I took a few hours off the other day (off from what?) to drive across town to the downtown Saint Paul Public Library, where the Rose Ensemble, perhaps our most distinguished local vocal group, was giving a free concert sponsored by the Friends of the Library.
One architectural historian describes that splendid building on Rice Park, recently renamed in honor of former mayor George Latimer, as the premier Beaux Arts building in the Twin Cities, superior to both the state capitol and the Minneapolis Institute of Arts in design. I wouldn't know about that, but I might point out that it's smaller than those other buildings, and its various reading rooms can seem simultaneously classical and intimate.
The performance was held in the magazine room on the third floor. The program was Il Poverello: Medieval and Renaissance Music for St. Francis of Assisi. I arrived early, threw my jacket across a seat on the center aisle in the first row, then wandered over to the magazine rack to pick up a copy of The Atlantic Monthly that contained an article about the early career of Joseph Stalin, who graduated with honors from seminary but developed theories of politics and human nature quite different from the ones St. Francis espoused.
Counting the tiles on the floor, I determined that I was sitting eight feet from the performers. When they struck the first chord of their opening number, tears came to my eyes. The voices are rich, strong, confident, and pitch-perfect. The singers invariably start and stop at the same time. It all sounds so simple...
The program ranged from medieval plainchant to sixteenth-century motets, as I recall. That's quite a spread. Several were by a composer I'd never heard of, Johannes Ciconia. He was described by the woman who introduced the first of his numbers as Franco-Italian, and that reminded me of how impressed I was, visiting Assisi years ago, with the beautiful Romanesque (that is the say, French-inspired) churches in the upper town. We sometimes think of the Italian Renaissance as bursting out of nothing, but of course there are medieval French antecedents everywhere.
For that matter, the name Francis basically means "Frenchy."
Ciconia himself, I later learned, was born in Liege. His father, however, lived for many years in Avignon, where he was a clerk for Pope Clement VI's nephew's wife. Perhaps he knew Petrarch?
All of this doesn't matter much. What does matter is that musical forms at the time were very strange and interesting—far more interesting than the sonata form. The members of the ensemble sang one song in which two vocal lines move forward, not only out of synch with one another rhythmically but also with different lyrics.
Jordan Sramek, the ensemble's founder and director, did a good job of introducing the numbers, explaining why they had been composed, and what the odd musical instruments involved were--the rebec, the vielle, and the hurdy-gurdy. His patter would have been suitable for children, but contained nuggets of interest for adults, too.
For example, I once told a woman on a plane that I preferred Machaut to Dufay. "Oh, then you must love the hocket," she replied. I have been wondering for the last quarter-century what a hocket is. I found out that afternoon.

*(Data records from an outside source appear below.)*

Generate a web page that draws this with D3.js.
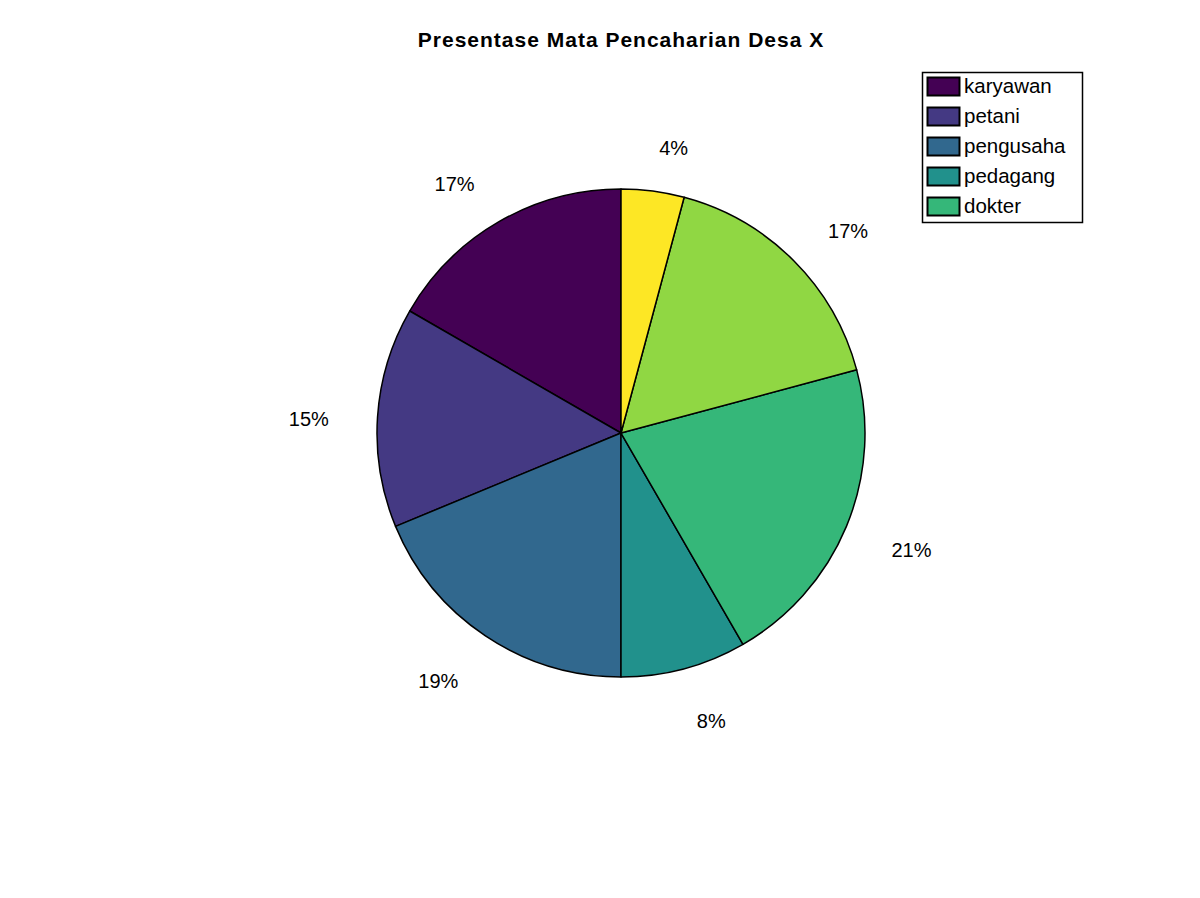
<!DOCTYPE html>
<html>
<head>
<meta charset="utf-8">
<script src="https://cdn.jsdelivr.net/npm/d3@7"></script>
<style>
  body { margin: 0; background: #fff; }
  text { font-family: "Liberation Sans", Arial, sans-serif; }
</style>
</head>
<body>
<div id="chart"></div>
<script>
// values (counts giving 17/15/19/8/21/17/4 %)
let values = [8, 7, 9, 4, 10, 8, 2]
let legendNames = ['karyawan', 'petani', 'pengusaha', 'pedagang', 'dokter']
let colors = ['#440154', '#443983', '#31688e', '#21918c', '#35b779', '#90d743', '#fde725']
let title = 'Presentase Mata Pencaharian Desa X'

let width = 1200
let height = 898
let cx = 621
let cy = 433
let radius = 244

let svg = d3
  .select('#chart')
  .append('svg')
  .attr('width', width)
  .attr('height', height)

svg
  .append('text')
  .attr('x', cx)
  .attr('y', 47)
  .attr('text-anchor', 'middle')
  .style('font-size', '21px')
  .style('letter-spacing', '1px')
  .style('font-weight', 'bold')
  .text(title)

let total = d3.sum(values)

/* counterclockwise from 12 o'clock, like Octave */
let pie = d3
  .pie()
  .sort(null)
  .startAngle(0)
  .endAngle(-2 * Math.PI)

let arcs = pie(values)

let arc = d3.arc().innerRadius(0).outerRadius(radius)
let labelArc = d3.arc().innerRadius(radius * 1.2).outerRadius(radius * 1.2)

let g = svg.append('g').attr('transform', `translate(${cx}, ${cy})`)

g.selectAll('path')
  .data(arcs)
  .enter()
  .append('path')
  .attr('d', arc)
  .attr('fill', (d, i) => colors[i])
  .attr('stroke', '#000')
  .attr('stroke-width', 1.5)
  .attr('stroke-linejoin', 'round')

g.selectAll('.label')
  .data(arcs)
  .enter()
  .append('text')
  .attr('class', 'label')
  .attr('x', d => labelArc.centroid(d)[0])
  .attr('y', d => labelArc.centroid(d)[1] + 12)
  .attr('text-anchor', d => (labelArc.centroid(d)[0] > 0 ? 'start' : 'end'))
  .style('font-size', '20px')
  .text(d => Math.round((d.value / total) * 100) + '%')

/* legend */
let lx = 922
let ly = 72
let rowH = 30

let legend = svg.append('g')

legend
  .append('rect')
  .attr('x', lx + 0.5)
  .attr('y', ly + 0.5)
  .attr('width', 160)
  .attr('height', 150)
  .attr('fill', '#fff')
  .attr('stroke', '#000')
  .attr('stroke-width', 1.5)

let rows = legend
  .selectAll('.row')
  .data(legendNames)
  .enter()
  .append('g')
  .attr('class', 'row')
  .attr('transform', (d, i) => `translate(${lx}, ${ly + 5 + i * rowH})`)

rows
  .append('rect')
  .attr('x', 5.5)
  .attr('y', 0.5)
  .attr('width', 32)
  .attr('height', 18)
  .attr('fill', (d, i) => colors[i])
  .attr('stroke', '#000')
  .attr('stroke-width', 2)

rows
  .append('text')
  .attr('x', 42)
  .attr('y', 16)
  .style('font-size', '20.5px')
  .text(d => d)
</script>
</body>
</html>
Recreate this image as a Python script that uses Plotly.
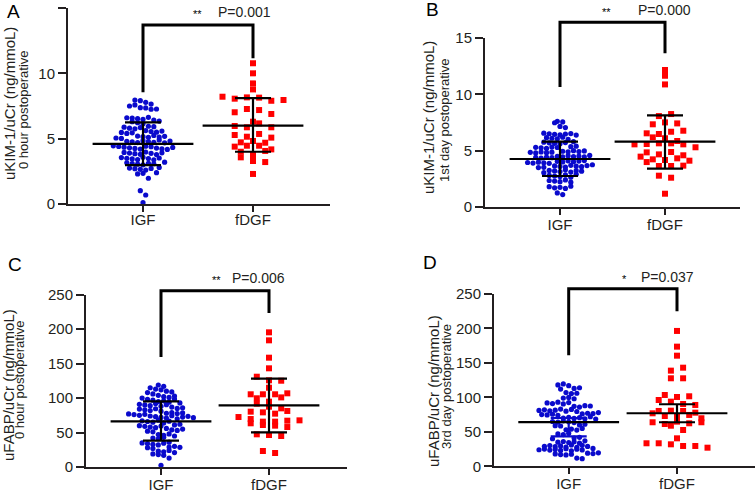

But the music itself is the main thing, and it was rich and varied. It might have been my imagination, but it seemed to me that even some of the monophonic chants bifurcated into harmonic passages from time to time. And at just the right moment, when the power of the clear, strong, male voices--incuding the astonishingly rich and yet warm and friendly bass of Mark Dietrich--almost seemed to encroach a little, soprano Kim Sueoka appeared to execute a fluttering solo soprano number accompanied by Ginna Watson on a miniature harp.
Radiant light, strong and vigorous in love,
Saint Francis, you always had a noble manner.
Such was your angelic manner in contemplation
That you were lifted bodily into the air by willing it.
As I listened, I looked up at the terracotta ceilings of the Magazine Room, colorfully glazed in imitation of Renaissance patterns that were based, no doubt, on antique models. An entire history of beauty and love and nobility and sacrifice had come alive—or little parts of it, at any rate—in the rich sounds coming from the performers standing just a few feet in front of me.
St. Francis was right. Stalin was wrong. Let's all relax and sing, or at the very least enjoy the music all around us ...
I was eager to rush home and sustain the mood by taking another look at Dante or Petrarch, or the Little Flowers of St. Francis himself. And after a brief interlude pondering who deflated the footballs during the AFC title game, I did just that.
When Hilary got home we slid a frozen pizza into the oven (very Italian!) cracked open a bottle of wine, and settled into Dante's Paradiso. We made it to Canto Four before losing our way in all the wonderment as Beatrice attempts to explain to Dante what he is seeing as he "flies" toward outer space:
She sighed with pity when she heard my question
and looked at me the way a mother might
hearing her child in his delirium:
"Among all things, however disparate,
there reigns an order, and this gives the form
that makes the universe resemble God...
You should, in all truth, be no more amazed
at your flight up than at the sight of water
that rushes down a mountain to its base."